A 2015 study from the Center for Research on Education Outcomes at Stanford University found that some urban charter-school students make greater gains than their peers at traditional public schools. The report, which did not look at Jackson's charters, maintains that charter schools increase student performance in urban areas.
While it is early to identify trends, charter schools in Jackson have so far posted "D" and "F" grades, not unlike some of the JPS schools that surround them. Bardwell said the larger body of research on academic performance in charter schools shows that charters perform at the same level as public schools.
Scott said his board has not acquired a building or location, noting that the authorization will come first.
Several education stakeholders are listed as proposed board members on the letter of intent for the school, including Elayne Anthony, dean of the JSU journalism department, and Laquala Coleman, the JSU dean of students.

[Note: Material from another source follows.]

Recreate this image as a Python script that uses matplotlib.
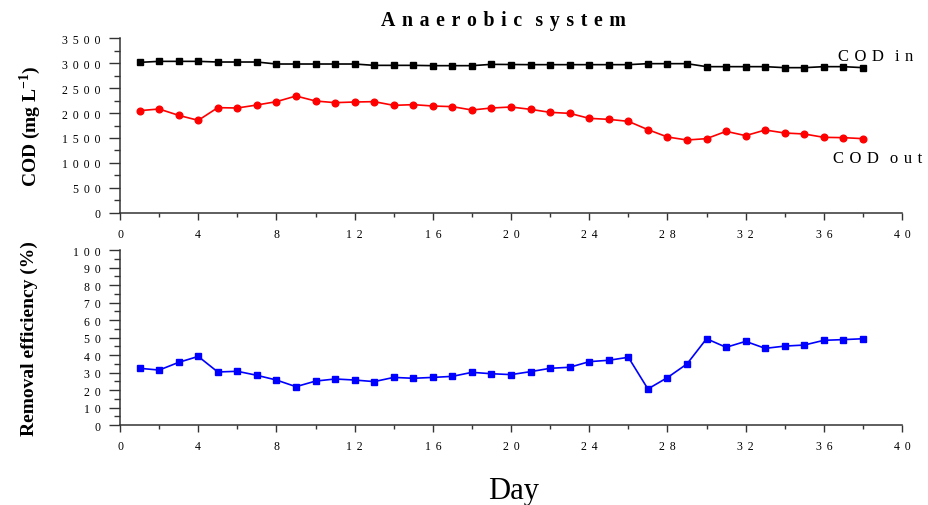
import matplotlib
matplotlib.use("Agg")
from matplotlib import pyplot as plt
from matplotlib.ticker import MultipleLocator, FuncFormatter

plt.rcParams['font.family'] = ['Liberation Serif', 'DejaVu Serif']
plt.rcParams['mathtext.fontset'] = 'custom'
plt.rcParams['mathtext.rm'] = 'Liberation Serif'
plt.rcParams['mathtext.bf'] = 'Liberation Serif:bold'

days = list(range(1, 39))

cod_in = [3013, 3033, 3033, 3033, 3020, 3020, 3020, 2980, 2980, 2980,
          2980, 2980, 2953, 2953, 2953, 2947, 2947, 2947, 2973, 2970,
          2967, 2967, 2967, 2967, 2967, 2967, 2987, 2987, 2987, 2927,
          2927, 2927, 2927, 2907, 2907, 2927, 2927, 2907]

cod_out = [2047, 2080, 1953, 1853, 2107, 2100, 2160, 2227, 2340, 2240,
           2207, 2220, 2227, 2153, 2167, 2140, 2127, 2060, 2100, 2120,
           2073, 2013, 1993, 1893, 1873, 1833, 1667, 1520, 1460, 1487,
           1633, 1547, 1660, 1600, 1580, 1513, 1507, 1487]

removal = [32.4, 31.4, 35.8, 39.2, 30.3, 30.7, 28.4, 25.7, 21.9, 25.1,
           26.3, 25.7, 24.8, 27.2, 26.7, 27.2, 27.8, 30.1, 29.3, 28.8,
           30.5, 32.4, 33.0, 36.2, 37.0, 38.7, 20.6, 27.1, 34.9, 49.3,
           44.4, 47.8, 43.8, 45.1, 45.7, 48.4, 48.8, 49.3]

SP = "\u2004"  # three-per-em space, used for the wide letter spacing


def spaced(v, pos):
    # the original tick labels have wide letter spacing
    return (SP + "\u200a").join(str(int(round(v))))


def track(s):
    return (SP * 2).join(SP.join(w) for w in s.split())


fig = plt.figure(figsize=(9.29, 5.06), dpi=100)
ax1 = fig.add_axes([0.1292, 0.5771, 0.8418, 0.3458])
ax2 = fig.add_axes([0.1292, 0.1581, 0.8418, 0.3458])

ax1.plot(days, cod_in, color='black', marker='s', markersize=4.5, lw=1.2)
ax1.plot(days, cod_out, color='red', marker='o', markersize=4.8, lw=1.2)
ax2.plot(days, removal, color='blue', marker='s', markersize=4.5, lw=1.2)

ax1.set_ylim(0, 3500)
ax1.yaxis.set_major_locator(MultipleLocator(500))
ax1.yaxis.set_minor_locator(MultipleLocator(250))
ax2.set_ylim(0, 100)
ax2.yaxis.set_major_locator(MultipleLocator(10))
ax2.yaxis.set_minor_locator(MultipleLocator(5))

for ax in (ax1, ax2):
    ax.set_xlim(0, 40)
    ax.xaxis.set_major_locator(MultipleLocator(4))
    ax.xaxis.set_minor_locator(MultipleLocator(2))
    ax.xaxis.set_major_formatter(FuncFormatter(spaced))
    ax.yaxis.set_major_formatter(FuncFormatter(spaced))
    ax.spines['top'].set_visible(False)
    ax.spines['right'].set_visible(False)
    for side in ('left', 'bottom'):
        ax.spines[side].set_linewidth(1.1)
        ax.spines[side].set_color('#333333')
    ax.tick_params(axis='y', which='major', direction='out', length=8,
                   width=1.0, labelsize=8.5, colors='#333333',
                   labelcolor='black', pad=6)
    ax.tick_params(axis='y', which='minor', direction='out', length=4.3,
                   width=1.0, colors='#333333')
    ax.tick_params(axis='x', which='major', direction='out', length=5,
                   width=1.0, labelsize=8.5, colors='#333333',
                   labelcolor='black', pad=6)
    ax.tick_params(axis='x', which='minor', direction='out', length=3,
                   width=1.0, colors='#333333')

ax1.set_ylabel(r'COD (mg L$^{\mathbf{-1}}$)', fontsize=14, fontweight='bold')
ax2.set_ylabel('Removal efficiency (%)', fontsize=14, fontweight='bold')
ax1.yaxis.set_label_coords(-0.098, 0.5)
ax2.yaxis.set_label_coords(-0.105, 0.5)

ax1.text(36.7, 3070, track("COD in"), fontsize=12, ha='left',
         va='baseline')
ax1.text(36.45, 1020, track("COD out"), fontsize=12, ha='left',
         va='baseline')

fig.text(0.542, 0.958, track("Anaerobic system"), fontsize=14.3,
         fontweight='bold', ha='center', va='center')
fig.text(0.553, 0.014, "Day", fontsize=22, ha='center', va='baseline')

fig.savefig("out.png", dpi=100)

Zikri Arslan, a Jackson State University chemistry professor, has applied as the board president of the Mississippi Information and Technology Schools to open a grades 5-12 school. The school would provide computer-science AP courses, the group's letter of intent letter says. No specific location is identified in the application.
Rep. Greg Holloway, D-Hazlehurst, who voted against the charter law in 2013, is listed as a board treasurer for the group. Arslan did not respond to calls at the number listed on the intent letter and emails for this story.
The fourth group looking to open another charter in Jackson is Success Prep Incorporated. Monesca Smith, who is listed as the founder, lists only one board member on her application. Success Prep would eventually serve all grades, the intent letter says. Groups who submitted intent letters to run charter schools must apply by May 8 to be considered in the 2019 application cycle. From there the Charter Authorizer Board evaluates all the applications and announces who can open new schools this fall.